O cururu, uma brincadeira quase em extinção em Mato Grosso do Sul que mistura música, dança e sapateado, resiste na festa do São João Pantaneiro, em Corumbá, a chamada "capital do Pantanal".
A festa reúne por noite cerca de 15 mil pessoas, entre os dias 20 e 24. A parte tradicional da festa, em que os fiéis carregam a imagem do santo segurando velas e soltando rojões, é animada por músicas tocadas com a viola-de-cocho, instrumento típico no Pantanal.
O cururu é dançado exclusivamente por homens. Nem mesmo os cururueiros mais antigos sabem dizer a razão, embora neguem o machismo. Outra brincadeira típica da festa, o siriri, aceita a participação de mulheres.
As manifestações de cururu e siriri são mantidas hoje por cerca de 20 pessoas em Mato Grosso do Sul, entre cururueiros e "dançadeiras" de siriri.
Em Mato Grosso, de onde as brincadeiras teriam sido "importadas" para o sul há mais de 50 anos, as elas dão sinais de maior vitalidade, em bairros da capital, Cuiabá, e em cidades da região pantaneira, como Cáceres, Poconé e Santo Antônio de Leverger.
A pesquisadora e professora aposentada Eunice Ajala Rocha, 70, que por dez anos pesquisou o cururu para sua tese de mestrado na Universidade Federal de Mato Grosso do Sul (UFMS), estima que haja menos de oito cururueiros em atividade hoje em Corumbá.
Eunice, que também escreveu um livro sobre a festa de São João, acha que ela está "descaracterizada" por causa da "invasão" de trios elétricos e ritmos carnavalescos, que deixaram o cururu e o siriri em segundo plano.
"Eu nem vou mais lá para assistir a lavagem do santo porque me dá tristeza. O barulho abafa a tradição", disse a historiadora.
A Prefeitura de Corumbá passou a incentivar as manifestações tradicionais. O ponto alto dos festejos de São João em Corumbá ocorre à meia-noite do dia 23, quando 15 procissões se encontram às margens do rio Paraguai, depois de descer a ladeira Cunha e Cruz.
No rio, a imagem do santo é lavada, como ocorre também em festas da região amazônica.
As procissões são acompanhadas por grupos musicais com instrumentos de percussão e de corda, inclusive violinos, misturados a trombones, pistões e saxofones. Os grupos alternam ladainhas religiosas com ritmos intensos, que para a professora Ajala se revezam até criar um "frenesi coletivo".

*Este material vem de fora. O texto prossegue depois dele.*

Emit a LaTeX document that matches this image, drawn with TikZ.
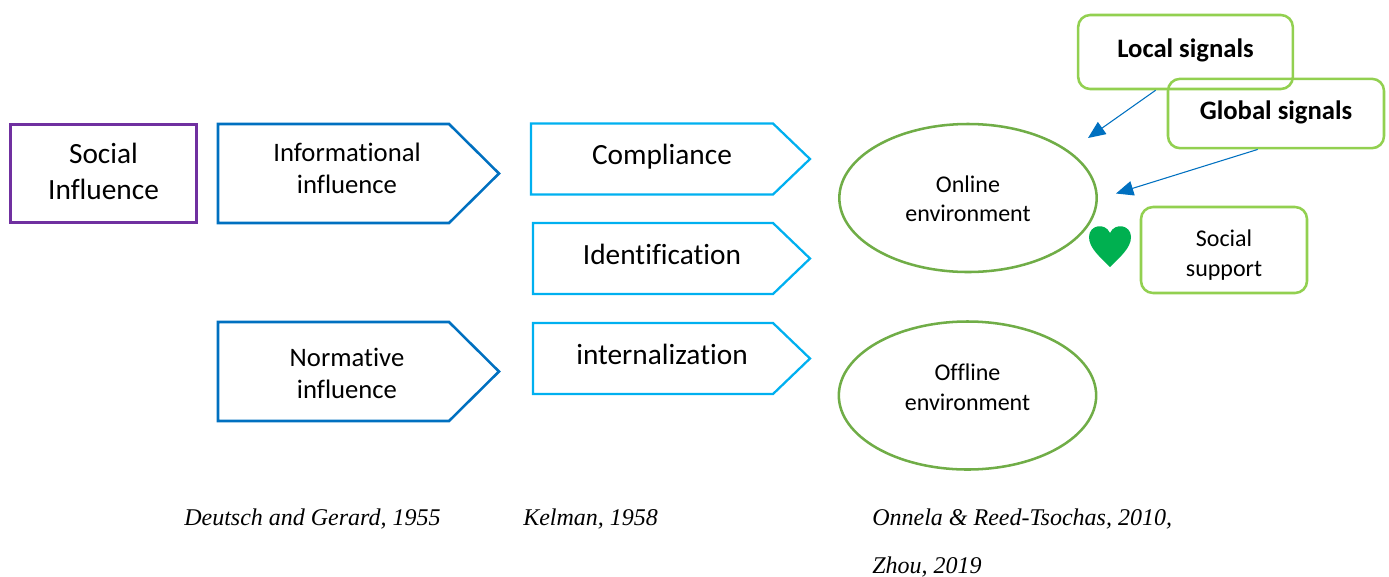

As letras do cururu são sacras e profanas, misturando fé, paixão e aspectos do meio ambiente pantaneiro. A viola-de-cocho -que teria surgido em Mato Grosso há mais de 200 anos- é acompanhada pelo ganzá, instrumento feito de bambu, que no Rio de Janeiro e em São Paulo é conhecido também como reco-reco.
Quando começa o cururu, a multidão se aglomera em volta dos músicos, hoje todos com mais de 70 anos. Eles cantam e dançam entre si, sapateiam e se desafiam em versos. Antigamente, o "desafio" podia acabar em morte. O siriri é formado por 16 pares de homens e mulheres, que formam uma roda.
Para muitos estudiosos, o cururu tem origem indígena. Em Cuiabá, a Associação Folclórica de Mato Grosso criou uma escola para ensinar as danças aos jovens, como forma de preservar a cultura pantaneira.